An internal view of the Accelerated Box of Flash showing the connectivity NVMe SSDs (front of chassis) to BlueField-2 DPUs. At top right is a PCIe location for an accelerator. This demonstration used an Eideticom NoLoad devices. Photo Courtesy LANL.
Released in January, successful demo
The project underwent a successful internal demonstration following the January release of the ABOF appliance hardware and its supporting software.
Collaborators included NVIDIA, which built the data processing units and provided a scalable storage fabric; Eideticom, which created the NoLoad computational storage stack used to accelerate data-intensive operations and minimize data movement; Aeon Computing, which designed and integrated each component into a storage enclosure; and SK hynix, which partnered on providing fast storage hardware.
“HPC is solving the world’s most complex problems, as we enter the era of exascale AI,” said Gilad Shainer, senior vice president of networking at NVIDIA. “NVIDIA’s accelerated computing platform dramatically boosts performance for innovative exploration by pioneers such as Los Alamos National Laboratory, allowing researchers to drastically speed up breakthroughs in scientific discoveries.”

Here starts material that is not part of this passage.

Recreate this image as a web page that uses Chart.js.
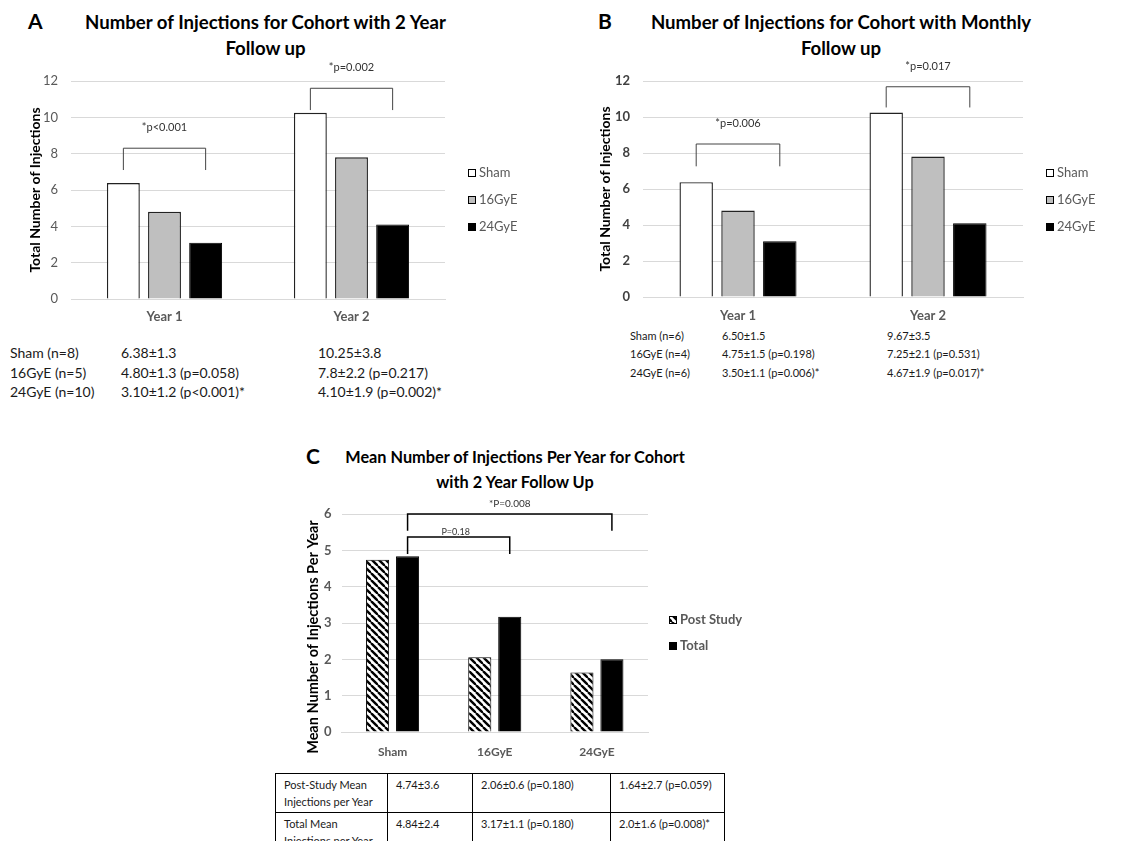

“The Next Generation Open Storage Architecture enables a new level of performance and efficiency thanks to its hardware-software co-design, open standards and innovative use of technologies such as DPUs, NVMe and Computational Storage,” said Stephen Bates, chief technology officer at Eideticom. “Eideticom is proud to work with Los Alamos National Laboratory and the other partners to develop the computational storage stack used to showcase how this architecture can achieve these new levels of performance and efficiency. The efficient use of accelerators, coupled with innovative software and open standards, are key to the next generation of data centers.”
“Developing a cutting-edge storage product with an end user has been a very positive experience,” said Doug Johnson, co-founder of Aeon Computing. “Working together with the technology vendors and end user in collaboration allowed for rapid iteration and enhancement of a new type of storage product
that will serve the most important goal a product can have, acceleration of the end user’s workflow.”
“SK hynix joined this collaboration building ABOF because we understand the need for a new flash memory-based system that can accelerate data analysis,” said Jin Lim, vice president of the Solution Lab at SK hynix. “Building on this showcase technology, we are committed to work with the collaboration partners in further defining the new architecture of the computational storage device and requirements that are critical to its best use cases.”
Building on the file system acceleration project, researchers plan to next pursue integrating a set of common analysis functions in the system. That functionality would allow scientists to analyze the data using the existing programming, potentially warding off the need for additional data movement and supercomputing resources. This functionality would be specialized and tailored to the scientific community — another robust tool for tackling the complicated, data-intensive questions that underlie the challenges in our world.